Rosie shrugged. One. One Thirty," she said. "Who knows? Ask Gloria."
"DS Turner will take down details of the race and of Gloria ...?"
"Gloria Cullen," said Rosie. "She lives on the far side of Bradford, nearly in Pudsey."
Lucy noted down the address and phone number and they got up to leave.
Outside, Millicent said, "I'd like you to check out Gloria Cullen now. Concentrate on where the O'Connor woman dropped out of the race and where she went. I want to know whether she had time to have got back to the picnic site, so treat the Cullen woman as giving her an alibi. Get details of the race organisers and check whether she passed checkpoints and when. I think I'll have Tony Gibbs go round and check her bike tyres against the casts we took at the scene."
"Right," Lucy said. "You think she's another suspect then?"
"Oh she's up there. First we go over her alibi in detail, then we check with her former employers exactly why she was fired and when. Finally, we check her bike tyres and very carefully check out the doctor."
"Why?"
"That doctor has the same surname as Shields's partner who was che
ated by Hunter. It may be a coincidence, but Leverett's an uncommon name."
"Hey," Lucy said, "This whole thing's running away with us. First the mistreated wife is a nurse, so she could have got the morphine. Second, there's Shields and Leverett, and it could be that they had access to the drug from Leverett's wife or sister or something, then there's the O'Connor woman with plenty of motive and a brother with access to morphine and possible contact through the GP, maybe related to another of Hunter's victims."
"Don't forget Knowles," Millicent reminded her. "So far there's no evidence of method, except that his sister's a nurse, but he had as much motive as any of them.
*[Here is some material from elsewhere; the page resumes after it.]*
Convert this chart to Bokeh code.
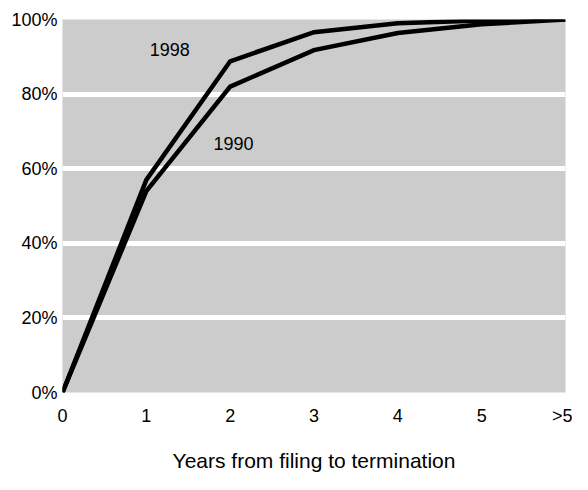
from bokeh.plotting import figure
from bokeh.models import FixedTicker, NumeralTickFormatter, Label
from bokeh.embed import file_html
from bokeh.resources import INLINE

categories = ["0", "1", "2", "3", "4", "5", ">5"]
series_1998 = [0.0, 0.57, 0.888, 0.966, 0.99, 0.997, 1.0]
series_1990 = [0.0, 0.54, 0.82, 0.918, 0.964, 0.987, 1.0]
y_ticks = [0.0, 0.2, 0.4, 0.6, 0.8, 1.0]
x_title = "Years from filing to termination"

xs = list(range(len(categories)))
FONT = "Liberation Sans"

p = figure(width=572, height=474, output_backend="svg", toolbar_location=None,
           x_range=(0, len(categories) - 1), y_range=(0, 1),
           min_border_left=62, min_border_right=7, min_border_top=19, min_border_bottom=78)
p.background_fill_color = "#cccccc"
p.border_fill_color = "white"
p.outline_line_color = None

p.line(xs, series_1998, line_color="black", line_width=4.5, line_join="miter")
p.line(xs, series_1990, line_color="black", line_width=4.5, line_join="miter")

p.xgrid.grid_line_color = None
p.ygrid.grid_line_color = "white"
p.ygrid.grid_line_width = 5
p.ygrid.grid_line_alpha = 1.0

p.yaxis.ticker = FixedTicker(ticks=y_ticks)
p.yaxis.formatter = NumeralTickFormatter(format="0%")
p.xaxis.ticker = FixedTicker(ticks=xs)
p.xaxis.major_label_overrides = {i: c for i, c in zip(xs, categories)}

for ax in (p.xaxis[0], p.yaxis[0]):
    ax.axis_line_color = None
    ax.major_tick_line_color = None
    ax.minor_tick_line_color = None
    ax.major_tick_out = 0
    ax.major_tick_in = 0
    ax.major_label_text_font = FONT
    ax.major_label_text_font_size = "18px"
    ax.major_label_text_color = "black"

p.yaxis.major_label_standoff = 5
p.xaxis.major_label_standoff = 13
p.xaxis.axis_label = x_title
p.xaxis.axis_label_text_font = FONT
p.xaxis.axis_label_text_font_size = "21px"
p.xaxis.axis_label_text_font_style = "normal"
p.xaxis.axis_label_text_color = "black"
p.xaxis.axis_label_standoff = 20

p.add_layout(Label(x=1.28, y=0.919, text="1998", text_align="center", text_baseline="middle",
                   text_font=FONT, text_font_size="18px", text_color="black"))
p.add_layout(Label(x=2.04, y=0.668, text="1990", text_align="center", text_baseline="middle",
                   text_font=FONT, text_font_size="18px", text_color="black"))

open("out.html", "w").write(file_html(p, INLINE))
More maybe. Anyway, you take the car, I'm going to walk back along the canal bank and think it all through. Then I'll see how Hammond and Goss made out with Koswinski."
There was nobody around the canal towpath that lunchtime, so Millicent enjoyed an unhurried peace as she walked in the midday sunshine. The weather was still the gentle, mild, sunlit day one associates with childhood memories of summer in England, as it had been up on the moors at the stone ring the previous Sunday. Though earth and air were dry and for a couple of weeks there had been no more than the odd light shower it was not yet a drought.
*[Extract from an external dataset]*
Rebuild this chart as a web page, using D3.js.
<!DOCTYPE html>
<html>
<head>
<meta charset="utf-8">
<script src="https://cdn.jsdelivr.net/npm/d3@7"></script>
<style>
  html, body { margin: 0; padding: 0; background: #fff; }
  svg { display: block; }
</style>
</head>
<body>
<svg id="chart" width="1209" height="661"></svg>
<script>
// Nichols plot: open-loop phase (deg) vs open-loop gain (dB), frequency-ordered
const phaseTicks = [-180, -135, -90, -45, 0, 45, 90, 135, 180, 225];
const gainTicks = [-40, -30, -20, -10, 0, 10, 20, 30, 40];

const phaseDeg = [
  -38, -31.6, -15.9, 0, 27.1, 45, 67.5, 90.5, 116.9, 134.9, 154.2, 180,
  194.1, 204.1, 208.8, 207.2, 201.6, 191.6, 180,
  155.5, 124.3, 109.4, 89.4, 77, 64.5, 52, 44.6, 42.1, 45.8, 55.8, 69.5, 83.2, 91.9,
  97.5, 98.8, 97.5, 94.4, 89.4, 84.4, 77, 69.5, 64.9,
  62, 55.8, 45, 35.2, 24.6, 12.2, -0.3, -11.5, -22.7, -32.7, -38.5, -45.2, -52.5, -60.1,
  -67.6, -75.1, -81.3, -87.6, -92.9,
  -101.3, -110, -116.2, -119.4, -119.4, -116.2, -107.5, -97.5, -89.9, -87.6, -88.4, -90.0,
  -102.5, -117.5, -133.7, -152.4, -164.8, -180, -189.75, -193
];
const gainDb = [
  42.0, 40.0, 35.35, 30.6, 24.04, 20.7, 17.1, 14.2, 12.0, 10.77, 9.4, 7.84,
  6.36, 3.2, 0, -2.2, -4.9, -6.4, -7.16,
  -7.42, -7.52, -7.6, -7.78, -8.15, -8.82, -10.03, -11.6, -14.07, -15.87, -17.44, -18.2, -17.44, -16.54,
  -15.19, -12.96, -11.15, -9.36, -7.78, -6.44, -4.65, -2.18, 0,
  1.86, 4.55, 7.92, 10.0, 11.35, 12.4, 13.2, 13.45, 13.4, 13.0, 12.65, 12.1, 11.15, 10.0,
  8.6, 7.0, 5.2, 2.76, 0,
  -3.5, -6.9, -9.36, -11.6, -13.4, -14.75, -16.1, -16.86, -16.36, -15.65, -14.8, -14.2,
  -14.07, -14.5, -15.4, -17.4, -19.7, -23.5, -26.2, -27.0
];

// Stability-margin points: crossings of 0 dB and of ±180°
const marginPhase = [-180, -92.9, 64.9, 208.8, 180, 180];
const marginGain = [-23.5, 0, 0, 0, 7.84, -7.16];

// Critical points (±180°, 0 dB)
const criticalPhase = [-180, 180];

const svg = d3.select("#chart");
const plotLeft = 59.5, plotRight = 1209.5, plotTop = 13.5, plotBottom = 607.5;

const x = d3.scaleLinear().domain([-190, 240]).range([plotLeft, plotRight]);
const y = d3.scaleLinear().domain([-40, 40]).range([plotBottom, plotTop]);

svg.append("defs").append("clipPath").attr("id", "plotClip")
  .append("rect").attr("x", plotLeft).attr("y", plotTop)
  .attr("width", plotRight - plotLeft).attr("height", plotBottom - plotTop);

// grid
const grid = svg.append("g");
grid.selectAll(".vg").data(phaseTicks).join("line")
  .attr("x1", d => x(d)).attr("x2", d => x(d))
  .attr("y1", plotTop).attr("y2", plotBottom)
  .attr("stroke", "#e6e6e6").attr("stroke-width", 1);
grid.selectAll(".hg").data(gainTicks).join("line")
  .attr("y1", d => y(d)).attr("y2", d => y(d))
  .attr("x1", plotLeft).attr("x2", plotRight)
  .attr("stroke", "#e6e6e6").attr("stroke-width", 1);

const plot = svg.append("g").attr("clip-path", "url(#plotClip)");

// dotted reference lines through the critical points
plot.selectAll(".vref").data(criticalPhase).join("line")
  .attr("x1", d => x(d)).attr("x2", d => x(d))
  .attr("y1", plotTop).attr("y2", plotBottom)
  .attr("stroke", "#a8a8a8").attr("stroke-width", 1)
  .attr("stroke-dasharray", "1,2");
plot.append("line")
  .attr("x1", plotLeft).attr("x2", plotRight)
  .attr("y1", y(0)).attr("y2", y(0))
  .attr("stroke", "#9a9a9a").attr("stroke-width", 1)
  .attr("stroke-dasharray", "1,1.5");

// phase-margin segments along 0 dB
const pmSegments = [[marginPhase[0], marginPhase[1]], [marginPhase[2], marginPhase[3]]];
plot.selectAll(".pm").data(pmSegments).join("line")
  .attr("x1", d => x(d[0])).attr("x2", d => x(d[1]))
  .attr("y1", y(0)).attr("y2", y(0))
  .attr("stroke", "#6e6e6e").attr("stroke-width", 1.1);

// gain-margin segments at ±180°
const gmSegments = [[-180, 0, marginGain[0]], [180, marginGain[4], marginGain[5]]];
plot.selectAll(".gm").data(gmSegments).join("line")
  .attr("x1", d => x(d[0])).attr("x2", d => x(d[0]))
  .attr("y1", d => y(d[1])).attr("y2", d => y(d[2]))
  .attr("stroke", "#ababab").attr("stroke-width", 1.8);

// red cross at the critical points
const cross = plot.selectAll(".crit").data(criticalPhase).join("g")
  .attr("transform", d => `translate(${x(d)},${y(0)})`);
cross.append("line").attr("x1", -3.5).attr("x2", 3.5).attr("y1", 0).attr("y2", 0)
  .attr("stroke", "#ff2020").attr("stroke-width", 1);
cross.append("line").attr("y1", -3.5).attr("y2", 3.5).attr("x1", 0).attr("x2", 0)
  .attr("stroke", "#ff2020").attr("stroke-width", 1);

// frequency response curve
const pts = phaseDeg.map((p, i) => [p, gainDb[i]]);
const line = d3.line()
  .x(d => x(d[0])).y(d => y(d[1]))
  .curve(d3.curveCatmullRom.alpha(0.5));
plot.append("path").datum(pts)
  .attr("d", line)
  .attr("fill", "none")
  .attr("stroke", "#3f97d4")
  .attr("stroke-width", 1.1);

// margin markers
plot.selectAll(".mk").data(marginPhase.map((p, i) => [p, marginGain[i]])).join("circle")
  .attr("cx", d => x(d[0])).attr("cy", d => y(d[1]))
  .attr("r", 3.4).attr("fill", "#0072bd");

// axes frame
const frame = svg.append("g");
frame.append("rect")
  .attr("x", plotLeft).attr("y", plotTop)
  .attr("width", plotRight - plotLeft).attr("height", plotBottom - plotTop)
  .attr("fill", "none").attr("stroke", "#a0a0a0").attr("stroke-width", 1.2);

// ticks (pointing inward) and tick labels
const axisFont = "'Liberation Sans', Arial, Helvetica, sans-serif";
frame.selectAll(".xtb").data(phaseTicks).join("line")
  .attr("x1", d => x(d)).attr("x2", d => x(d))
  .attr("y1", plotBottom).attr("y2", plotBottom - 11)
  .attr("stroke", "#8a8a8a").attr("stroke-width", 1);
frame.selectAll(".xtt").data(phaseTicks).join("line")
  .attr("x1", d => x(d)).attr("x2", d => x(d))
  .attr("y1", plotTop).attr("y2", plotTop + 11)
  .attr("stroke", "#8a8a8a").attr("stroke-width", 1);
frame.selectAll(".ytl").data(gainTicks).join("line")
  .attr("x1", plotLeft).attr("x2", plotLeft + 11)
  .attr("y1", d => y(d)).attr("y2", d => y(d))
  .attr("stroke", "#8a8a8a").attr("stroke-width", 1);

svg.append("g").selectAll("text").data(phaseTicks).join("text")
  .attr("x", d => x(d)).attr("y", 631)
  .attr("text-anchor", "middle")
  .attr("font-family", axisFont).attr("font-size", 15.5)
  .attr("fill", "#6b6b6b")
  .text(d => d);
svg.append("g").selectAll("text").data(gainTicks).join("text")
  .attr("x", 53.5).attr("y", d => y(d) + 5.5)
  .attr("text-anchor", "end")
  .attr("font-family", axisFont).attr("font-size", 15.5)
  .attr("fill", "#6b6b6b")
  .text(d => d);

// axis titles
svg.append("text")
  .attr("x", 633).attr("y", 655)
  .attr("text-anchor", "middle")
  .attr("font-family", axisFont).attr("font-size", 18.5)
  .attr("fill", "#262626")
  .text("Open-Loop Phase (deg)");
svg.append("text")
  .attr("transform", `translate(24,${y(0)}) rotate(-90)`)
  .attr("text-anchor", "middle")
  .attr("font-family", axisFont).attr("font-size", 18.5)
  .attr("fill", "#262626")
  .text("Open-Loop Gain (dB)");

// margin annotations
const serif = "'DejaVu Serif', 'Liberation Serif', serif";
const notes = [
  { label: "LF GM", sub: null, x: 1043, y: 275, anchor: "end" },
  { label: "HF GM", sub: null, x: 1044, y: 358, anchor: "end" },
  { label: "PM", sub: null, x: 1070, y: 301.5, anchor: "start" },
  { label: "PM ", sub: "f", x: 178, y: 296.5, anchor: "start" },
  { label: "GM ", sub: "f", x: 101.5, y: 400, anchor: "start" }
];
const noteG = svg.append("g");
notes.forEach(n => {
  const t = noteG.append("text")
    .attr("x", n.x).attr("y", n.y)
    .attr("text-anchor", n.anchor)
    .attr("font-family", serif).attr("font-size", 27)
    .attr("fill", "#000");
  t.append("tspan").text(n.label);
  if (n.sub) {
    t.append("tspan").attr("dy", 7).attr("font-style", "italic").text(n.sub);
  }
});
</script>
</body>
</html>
Millicent in her mind compared August in Witchmoor to August in Seville and the airless shimmering heat that rocked buildings, dried plants, cracked the earth and drove those who could afford it to the relative cool of the coast. There was no wonder that southern Spain closed down each day between one and five and came alive at night.
It had been months since she'd even thought of Spain, until this last week. Was it her age or something? Probably not - it was more a facing up to her demons; to beginning to control her visions and to search for a realistic purpose to her life, rather than simply burying herself in her job. After almost fifteen years of suspended animation, perhaps she was waking up.
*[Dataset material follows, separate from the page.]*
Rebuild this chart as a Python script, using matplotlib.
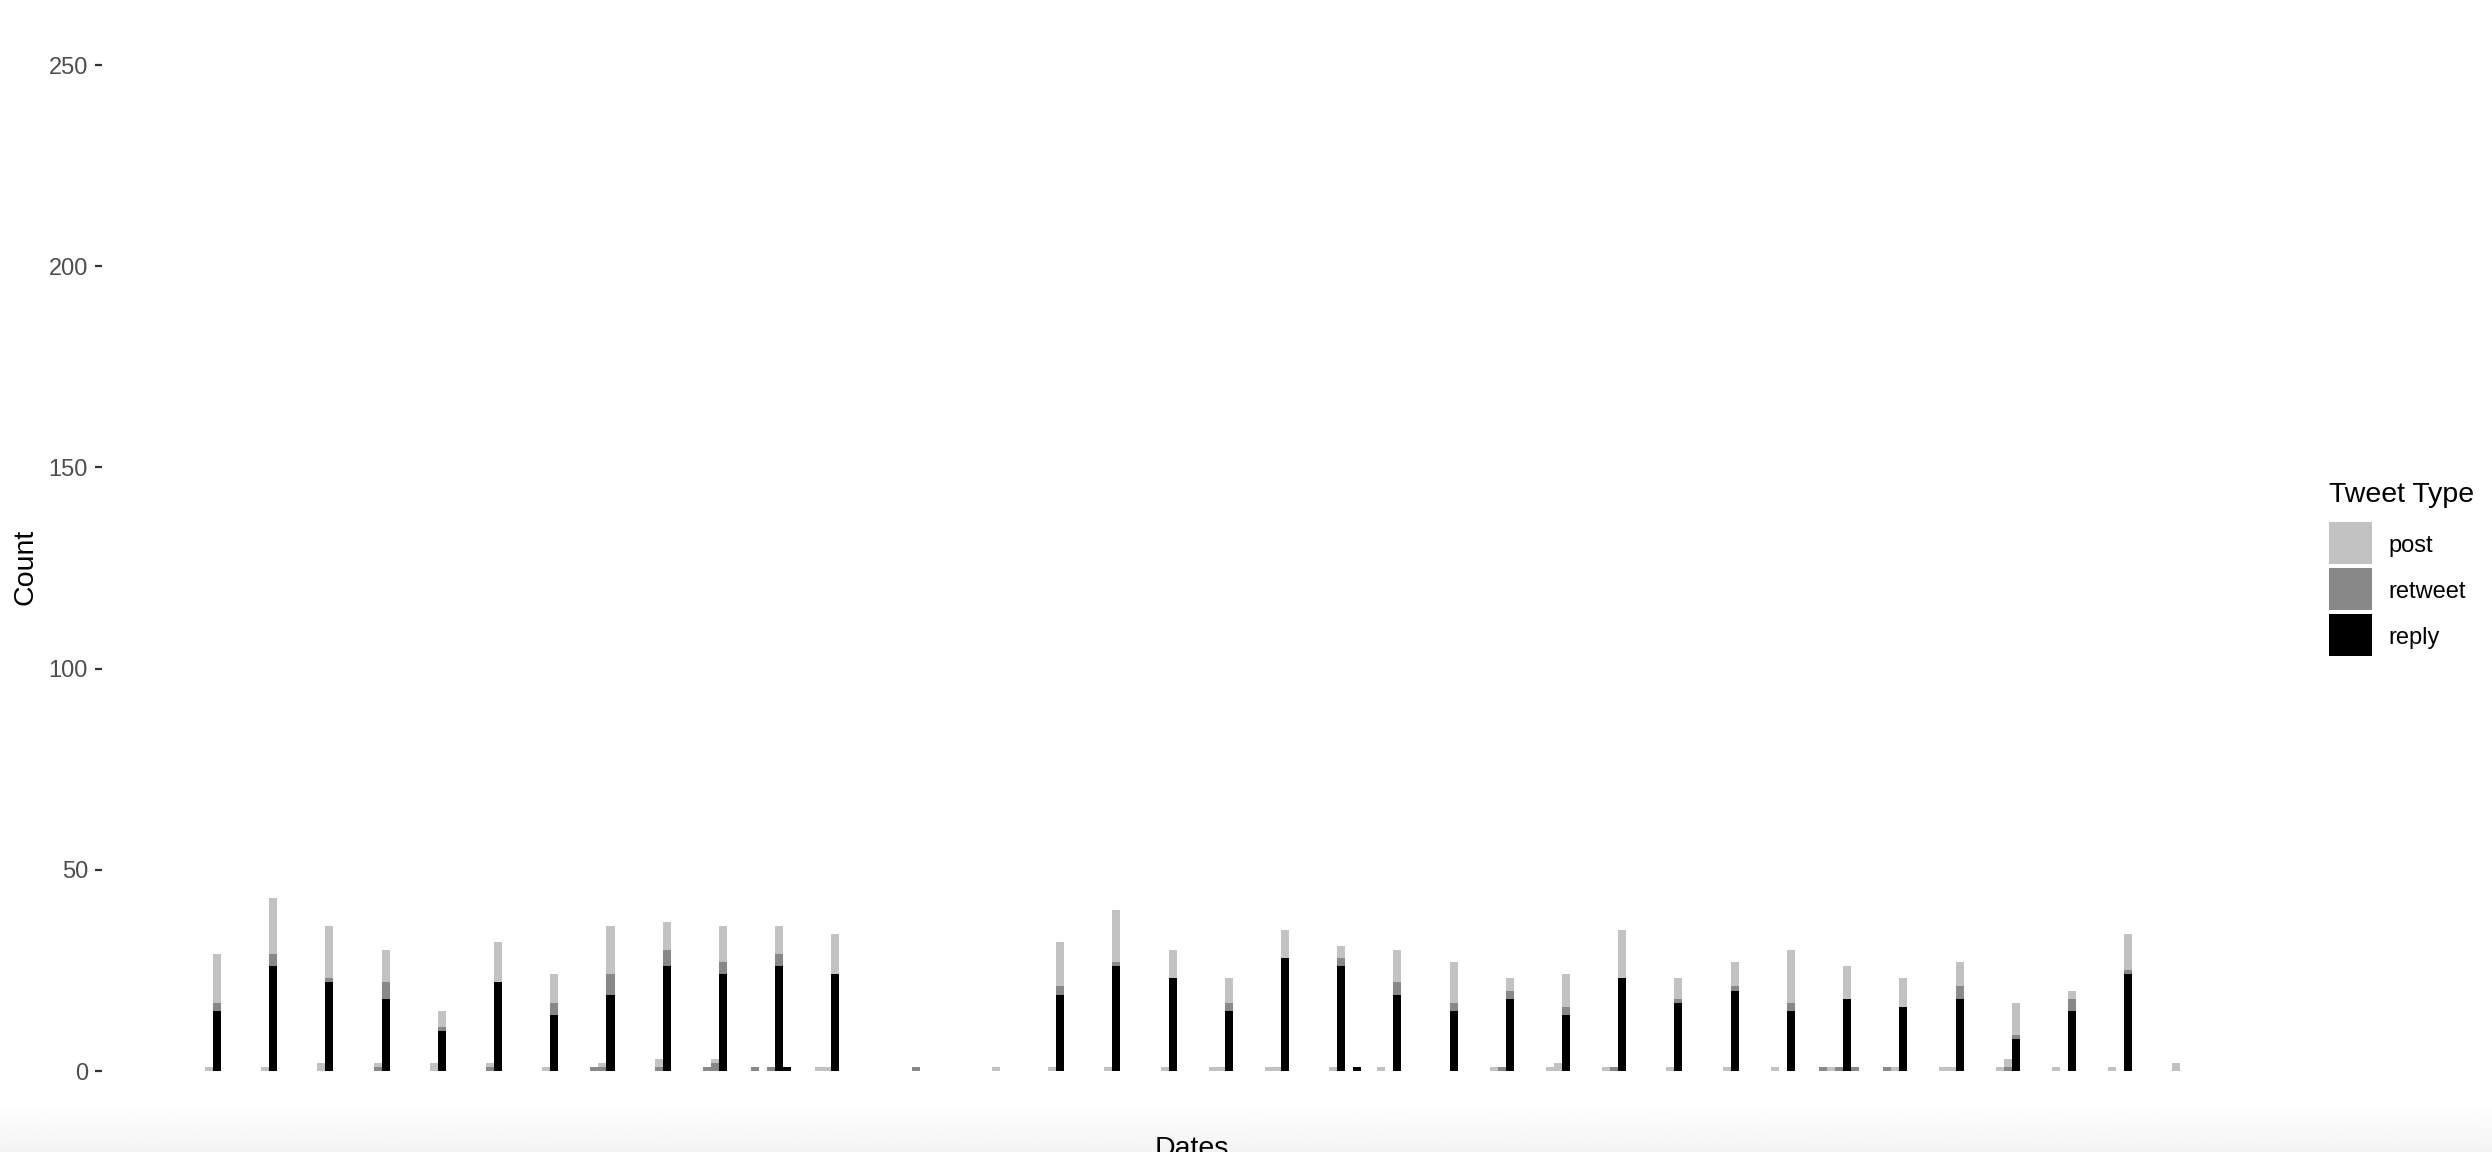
import numpy as np
import matplotlib.pyplot as plt
from matplotlib.patches import Rectangle

plt.rcParams['font.family'] = ['Liberation Sans', 'DejaVu Sans']

# time slots (7 slots per day) and tweet counts per slot
slots = [-1, 0, 6, 7, 13, 14, 20, 21, 27, 28,
         34, 35, 41, 42, 47, 48, 49, 55, 56, 61,
         62, 63, 67, 69, 70, 71, 75, 76, 77, 87,
         97, 104, 105, 111, 112, 118, 119, 124, 125, 126,
         131, 132, 133, 139, 140, 142, 145, 147, 154, 159,
         160, 161, 166, 167, 168, 173, 174, 175, 181, 182,
         188, 189, 194, 196, 200, 201, 202, 203, 204, 208,
         209, 210, 215, 216, 217, 222, 223, 224, 229, 231,
         236, 238, 244]

reply = [0, 15, 0, 26, 0, 22, 0, 18, 0, 10,
         0, 22, 0, 14, 0, 0, 19, 0, 26, 0,
         0, 24, 0, 0, 26, 1, 0, 0, 24, 0,
         0, 0, 19, 0, 26, 0, 23, 0, 0, 15,
         0, 0, 28, 0, 26, 1, 0, 19, 15, 0,
         0, 18, 0, 0, 14, 0, 0, 23, 0, 17,
         0, 20, 0, 15, 0, 0, 0, 18, 0, 0,
         0, 16, 0, 0, 18, 0, 0, 8, 0, 15,
         0, 24, 0]

retweet = [0, 2, 0, 3, 0, 1, 1, 4, 0, 1,
           1, 0, 0, 3, 1, 1, 5, 1, 4, 1,
           2, 3, 1, 1, 3, 0, 0, 0, 0, 1,
           0, 0, 2, 0, 1, 0, 0, 0, 0, 2,
           0, 0, 0, 0, 2, 0, 0, 3, 2, 0,
           1, 2, 0, 0, 2, 0, 1, 0, 0, 1,
           0, 1, 0, 2, 1, 0, 1, 0, 1, 1,
           0, 0, 0, 0, 3, 0, 1, 1, 0, 3,
           0, 1, 0]

post = [1, 12, 1, 14, 2, 13, 1, 8, 2, 4,
        1, 10, 1, 7, 0, 1, 12, 2, 7, 0,
        1, 9, 0, 0, 7, 0, 1, 1, 10, 0,
        1, 1, 11, 1, 13, 1, 7, 1, 1, 6,
        1, 1, 7, 1, 3, 0, 1, 8, 10, 1,
        0, 3, 1, 2, 8, 1, 0, 12, 1, 5,
        1, 6, 1, 13, 0, 1, 0, 8, 0, 0,
        1, 7, 1, 1, 6, 1, 2, 8, 1, 2,
        1, 9, 2]

types = ['post', 'retweet', 'reply']
colors = {'post': '#C2C2C2', 'retweet': '#888888', 'reply': '#000000'}
y_ticks = [0, 50, 100, 150, 200, 250]

W, H = 2492, 1152
fig = plt.figure(figsize=(W / 100, H / 100), dpi=100)

# faint shadow along the bottom edge of the screenshot
bg = fig.add_axes([0, 0, 1, 50 / H], zorder=-5)
grad = np.linspace(0.955, 1.0, 64).reshape(-1, 1)
bg.imshow(grad, aspect='auto', cmap='gray', vmin=0, vmax=1,
          extent=[0, 1, 0, 1], origin='lower')
bg.axis('off')

# panel in pixel coordinates
left, right, top, bottom = 102, 2283, 14.7, 1121.3
ax = fig.add_axes([left / W, (H - bottom) / H, (right - left) / W, (bottom - top) / H])
ax.set_facecolor('none')

reply_a = np.array(reply)
retweet_a = np.array(retweet)
post_a = np.array(post)
ax.bar(slots, reply_a, width=1, align='edge', color=colors['reply'], linewidth=0)
ax.bar(slots, retweet_a, width=1, align='edge', bottom=reply_a,
       color=colors['retweet'], linewidth=0)
ax.bar(slots, post_a, width=1, align='edge', bottom=reply_a + retweet_a,
       color=colors['post'], linewidth=0)

px = 8.03  # pixels per slot
ax.set_xlim((left - 213) / px, (right - 213) / px)
ax.set_ylim(-12.5, 262.5)
ax.set_xticks([])
ax.set_yticks(y_ticks)
ax.tick_params(axis='y', length=5, width=1.6, color='#333333', pad=5,
               labelsize=17, labelcolor='#4D4D4D')
for s in ax.spines.values():
    s.set_visible(False)

fig.text(25 / W, 1 - 567 / H, 'Count', rotation=90, ha='center', va='center',
         fontsize=20.5)
fig.text(1192 / W, (H - 1156) / H, 'Dates', ha='center', va='baseline',
         fontsize=20.5)

# legend drawn like ggplot's guide
fig.text(2329 / W, 1 - 502 / H, 'Tweet Type', ha='left', va='baseline', fontsize=20.5)
for i, t in enumerate(types):
    y0 = 522 + i * 46
    fig.add_artist(Rectangle((2329 / W, 1 - (y0 + 42) / H), 43 / W, 42 / H,
                             transform=fig.transFigure, facecolor=colors[t],
                             linewidth=0))
    fig.text(2388 / W, 1 - (y0 + 24) / H, t, ha='left', va='center', fontsize=17)

fig.savefig('out.png', dpi=100)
The slow chug-chug of a narrow boat broke into Millicent's rather abstract thoughts and a gaily-painted holiday barge slipped past, barely rippling the water or disturbing her soul.
Opposite the burnt out shell of the warehouse, Millicent stopped and became the detective again. In what way was Hunter's body connected with the fire? To disguise the morphine probably, but who had injected the morphine and dumped the body? Who had made the timing device? Some of the story could be guessed at, but where was the Porsche?
Some scaffolding had been erected around two of the walls and there was a bulldozer there. There was no sign of any workmen, but they would have gone for lunch. The thought reminded Millicent that she was now rather hungry herself, so she walked on towards the town centre cafes and the Witchmoor Edge Police Head Quarters. On the whole, a café seemed more tempting than the canteen, or the George and Dragon pub in the Market Square did good food.